__REQUIREMENTS__: Restate the whole of the material. Keep every word, and drop the pictures.

__DATASET EXTRACT__:

####

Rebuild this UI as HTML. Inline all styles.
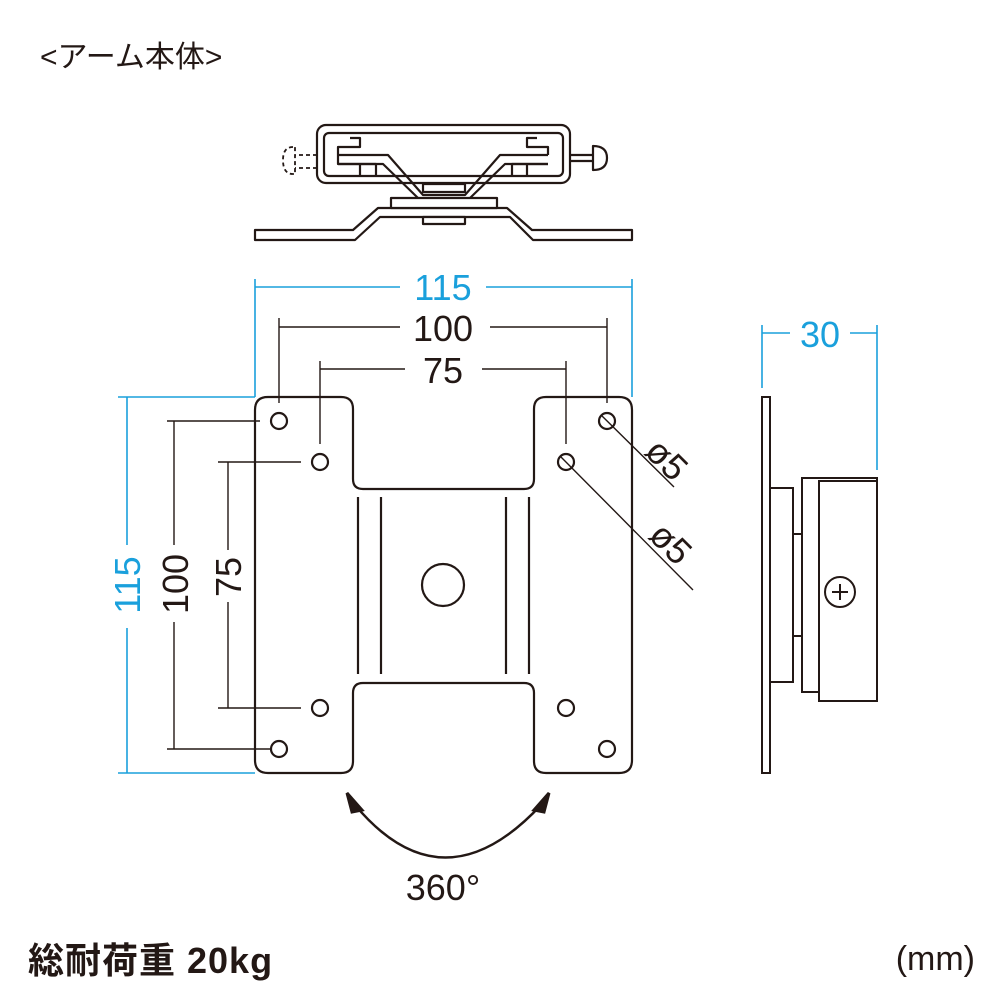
<!DOCTYPE html>
<html><head><meta charset="utf-8"><style>
body{margin:0;background:#fff}
svg{display:block}
text{font-family:"Liberation Sans","Noto Sans CJK JP",sans-serif}
</style></head><body>
<svg width="1000" height="1000" viewBox="0 0 1000 1000" xmlns="http://www.w3.org/2000/svg">
<text x="40" y="67" font-size="30" fill="#231815">&lt;アーム本体&gt;</text>

<!-- top view -->
<g fill="#fff" stroke="#231815" stroke-width="2.2" stroke-linejoin="round">
 <path d="M255,230 L353,230 L378,208 L507,208 L532,230 L632,230 L632,240 L533,240 L510,217 L380,217 L355,240 L255,240 Z"/>
 <rect x="391" y="198" width="106" height="10"/>
 <rect x="423" y="217" width="42" height="7"/>
 <rect x="317" y="125" width="253" height="58" rx="9"/>
 <rect x="324" y="133" width="239" height="43" rx="5"/>
 <path d="M338,155 L338,147 L360,147 L360,138 L350,138 M338,155 L338,164 L360,164 L360,176 M360,164 L376,164 L376,176 M338,155 L388,155 L423,195 L465,195 L500,155 L548,155 M388,155" fill="none"/>
 <path d="M338,164 L383,164 L418,198 M548,164 L505,164 L470,198" fill="none"/>
 <path d="M548,155 L548,147 L527,147 L527,138 L537,138 M548,164 L527,164 L527,176 M527,164 L512,164 L512,176" fill="none"/>
 <rect x="423" y="184" width="42" height="8"/>
 <path d="M570,155 L593,155 M570,161 L593,161" fill="none"/>
 <path d="M593,146 Q607,146 607,158 Q607,170 593,170 Z"/>
 <path d="M317,155 L295,155 M317,168 L295,168 M293,147 Q283,147 283,160 Q283,174 293,174 L295,174 L295,147 Z" fill="none" stroke-dasharray="4,3" stroke-width="1.8"/>
</g>

<!-- dimensions blue -->
<g stroke="#1aa0dc" stroke-width="1.6" fill="none">
 <path d="M255,279 V397 M632,279 V397 M255,287 H400 M486,287 H632"/>
 <path d="M118,397 H255 M118,773 H255 M127,397 V545 M127,628 V773"/>
 <path d="M762,325 V388 M877,325 V470 M762,333 H790 M850,333 H877"/>
</g>
<g fill="#1aa0dc" font-size="36">
 <text x="443" y="300" text-anchor="middle">115</text>
 <text transform="translate(140,585) rotate(-90)" text-anchor="middle">115</text>
 <text x="820" y="347" text-anchor="middle">30</text>
</g>
<!-- dims black -->
<g stroke="#231815" stroke-width="1.4" fill="none">
 <path d="M279,318 V403 M607,318 V403 M279,327 H400 M490,327 H607"/>
 <path d="M320,361 V444 M566,361 V444 M320,369 H405 M482,369 H566"/>
 <path d="M167,421 H260 M167,749 H270 M174,421 V545 M174,622 V749"/>
 <path d="M218,462 H301 M218,708 H301 M228,462 V550 M228,602 V708"/>
 <path d="M601,415 L674,487 M560,456 L693,590"/>
</g>
<g fill="#231815" font-size="36">
 <text x="443" y="341" text-anchor="middle">100</text>
 <text x="443" y="383" text-anchor="middle">75</text>
 <text transform="translate(188,584) rotate(-90)" text-anchor="middle">100</text>
 <text transform="translate(241,577) rotate(-90)" text-anchor="middle">75</text>
 <text transform="translate(658,468) rotate(45)" text-anchor="middle" font-size="36">ø5</text>
 <text transform="translate(662,552) rotate(45)" text-anchor="middle" font-size="36">ø5</text>
 <text x="443" y="900" text-anchor="middle" font-size="36">360°</text>
</g>

<!-- plate -->
<g fill="none" stroke="#231815" stroke-width="2.2">
 <path d="M268,397 H341 Q353,397 353,409 V479 Q353,489 363,489 H524 Q534,489 534,479 V409 Q534,397 546,397 H619 Q632,397 632,410 V760 Q632,773 619,773 H546 Q534,773 534,761 V693 Q534,683 524,683 H363 Q353,683 353,693 V761 Q353,773 341,773 H268 Q255,773 255,760 V410 Q255,397 268,397 Z"/>
 <circle cx="279" cy="421" r="8"/><circle cx="607" cy="421" r="8"/>
 <circle cx="279" cy="749" r="8"/><circle cx="607" cy="749" r="8"/>
 <circle cx="320" cy="462" r="8"/><circle cx="566" cy="462" r="8"/>
 <circle cx="320" cy="708" r="8"/><circle cx="566" cy="708" r="8"/>
 <circle cx="443" cy="585" r="21"/>
 <path d="M358,497 V674 M381,497 V674 M506,497 V674 M529,497 V674"/>
</g>

<!-- arc -->
<path d="M355,805 Q443,910 541,805" fill="none" stroke="#231815" stroke-width="2.5"/>
<path d="M347,793 L362,810 L352,812 Z" fill="#231815" stroke="#231815" stroke-width="3"/>
<path d="M549,793 L534,810 L544,812 Z" fill="#231815" stroke="#231815" stroke-width="3"/>

<!-- side view -->
<g fill="#fff" stroke="#231815" stroke-width="2">
 <rect x="762" y="397" width="8" height="376"/>
 <rect x="770" y="488" width="23" height="194"/>
 <rect x="793" y="534" width="9" height="102"/>
 <rect x="802" y="478" width="75" height="214"/>
 <rect x="819" y="481" width="58" height="220"/>
 <circle cx="840" cy="592" r="15"/>
 <path d="M832,592 H848 M840,584 V600" fill="none"/>
</g>

<text x="28" y="973" font-size="36" font-weight="bold" fill="#231815" letter-spacing="1">総耐荷重 20kg</text>
<text x="975" y="970" font-size="34" fill="#231815" text-anchor="end">(mm)</text>
</svg>
</body></html>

####

__RESPONSE__:
Rebuild this UI as HTML. Inline all styles.
<!DOCTYPE html>
<html><head><meta charset="utf-8"><style>
body{margin:0;background:#fff}
svg{display:block}
text{font-family:"Liberation Sans","Noto Sans CJK JP",sans-serif}
</style></head><body>
<svg width="1000" height="1000" viewBox="0 0 1000 1000" xmlns="http://www.w3.org/2000/svg">
<text x="40" y="67" font-size="30" fill="#231815">&lt;アーム本体&gt;</text>

<!-- top view -->
<g fill="#fff" stroke="#231815" stroke-width="2.2" stroke-linejoin="round">
 <path d="M255,230 L353,230 L378,208 L507,208 L532,230 L632,230 L632,240 L533,240 L510,217 L380,217 L355,240 L255,240 Z"/>
 <rect x="391" y="198" width="106" height="10"/>
 <rect x="423" y="217" width="42" height="7"/>
 <rect x="317" y="125" width="253" height="58" rx="9"/>
 <rect x="324" y="133" width="239" height="43" rx="5"/>
 <path d="M338,155 L338,147 L360,147 L360,138 L350,138 M338,155 L338,164 L360,164 L360,176 M360,164 L376,164 L376,176 M338,155 L388,155 L423,195 L465,195 L500,155 L548,155 M388,155" fill="none"/>
 <path d="M338,164 L383,164 L418,198 M548,164 L505,164 L470,198" fill="none"/>
 <path d="M548,155 L548,147 L527,147 L527,138 L537,138 M548,164 L527,164 L527,176 M527,164 L512,164 L512,176" fill="none"/>
 <rect x="423" y="184" width="42" height="8"/>
 <path d="M570,155 L593,155 M570,161 L593,161" fill="none"/>
 <path d="M593,146 Q607,146 607,158 Q607,170 593,170 Z"/>
 <path d="M317,155 L295,155 M317,168 L295,168 M293,147 Q283,147 283,160 Q283,174 293,174 L295,174 L295,147 Z" fill="none" stroke-dasharray="4,3" stroke-width="1.8"/>
</g>

<!-- dimensions blue -->
<g stroke="#1aa0dc" stroke-width="1.6" fill="none">
 <path d="M255,279 V397 M632,279 V397 M255,287 H400 M486,287 H632"/>
 <path d="M118,397 H255 M118,773 H255 M127,397 V545 M127,628 V773"/>
 <path d="M762,325 V388 M877,325 V470 M762,333 H790 M850,333 H877"/>
</g>
<g fill="#1aa0dc" font-size="36">
 <text x="443" y="300" text-anchor="middle">115</text>
 <text transform="translate(140,585) rotate(-90)" text-anchor="middle">115</text>
 <text x="820" y="347" text-anchor="middle">30</text>
</g>
<!-- dims black -->
<g stroke="#231815" stroke-width="1.4" fill="none">
 <path d="M279,318 V403 M607,318 V403 M279,327 H400 M490,327 H607"/>
 <path d="M320,361 V444 M566,361 V444 M320,369 H405 M482,369 H566"/>
 <path d="M167,421 H260 M167,749 H270 M174,421 V545 M174,622 V749"/>
 <path d="M218,462 H301 M218,708 H301 M228,462 V550 M228,602 V708"/>
 <path d="M601,415 L674,487 M560,456 L693,590"/>
</g>
<g fill="#231815" font-size="36">
 <text x="443" y="341" text-anchor="middle">100</text>
 <text x="443" y="383" text-anchor="middle">75</text>
 <text transform="translate(188,584) rotate(-90)" text-anchor="middle">100</text>
 <text transform="translate(241,577) rotate(-90)" text-anchor="middle">75</text>
 <text transform="translate(658,468) rotate(45)" text-anchor="middle" font-size="36">ø5</text>
 <text transform="translate(662,552) rotate(45)" text-anchor="middle" font-size="36">ø5</text>
 <text x="443" y="900" text-anchor="middle" font-size="36">360°</text>
</g>

<!-- plate -->
<g fill="none" stroke="#231815" stroke-width="2.2">
 <path d="M268,397 H341 Q353,397 353,409 V479 Q353,489 363,489 H524 Q534,489 534,479 V409 Q534,397 546,397 H619 Q632,397 632,410 V760 Q632,773 619,773 H546 Q534,773 534,761 V693 Q534,683 524,683 H363 Q353,683 353,693 V761 Q353,773 341,773 H268 Q255,773 255,760 V410 Q255,397 268,397 Z"/>
 <circle cx="279" cy="421" r="8"/><circle cx="607" cy="421" r="8"/>
 <circle cx="279" cy="749" r="8"/><circle cx="607" cy="749" r="8"/>
 <circle cx="320" cy="462" r="8"/><circle cx="566" cy="462" r="8"/>
 <circle cx="320" cy="708" r="8"/><circle cx="566" cy="708" r="8"/>
 <circle cx="443" cy="585" r="21"/>
 <path d="M358,497 V674 M381,497 V674 M506,497 V674 M529,497 V674"/>
</g>

<!-- arc -->
<path d="M355,805 Q443,910 541,805" fill="none" stroke="#231815" stroke-width="2.5"/>
<path d="M347,793 L362,810 L352,812 Z" fill="#231815" stroke="#231815" stroke-width="3"/>
<path d="M549,793 L534,810 L544,812 Z" fill="#231815" stroke="#231815" stroke-width="3"/>

<!-- side view -->
<g fill="#fff" stroke="#231815" stroke-width="2">
 <rect x="762" y="397" width="8" height="376"/>
 <rect x="770" y="488" width="23" height="194"/>
 <rect x="793" y="534" width="9" height="102"/>
 <rect x="802" y="478" width="75" height="214"/>
 <rect x="819" y="481" width="58" height="220"/>
 <circle cx="840" cy="592" r="15"/>
 <path d="M832,592 H848 M840,584 V600" fill="none"/>
</g>

<text x="28" y="973" font-size="36" font-weight="bold" fill="#231815" letter-spacing="1">総耐荷重 20kg</text>
<text x="975" y="970" font-size="34" fill="#231815" text-anchor="end">(mm)</text>
</svg>
</body></html>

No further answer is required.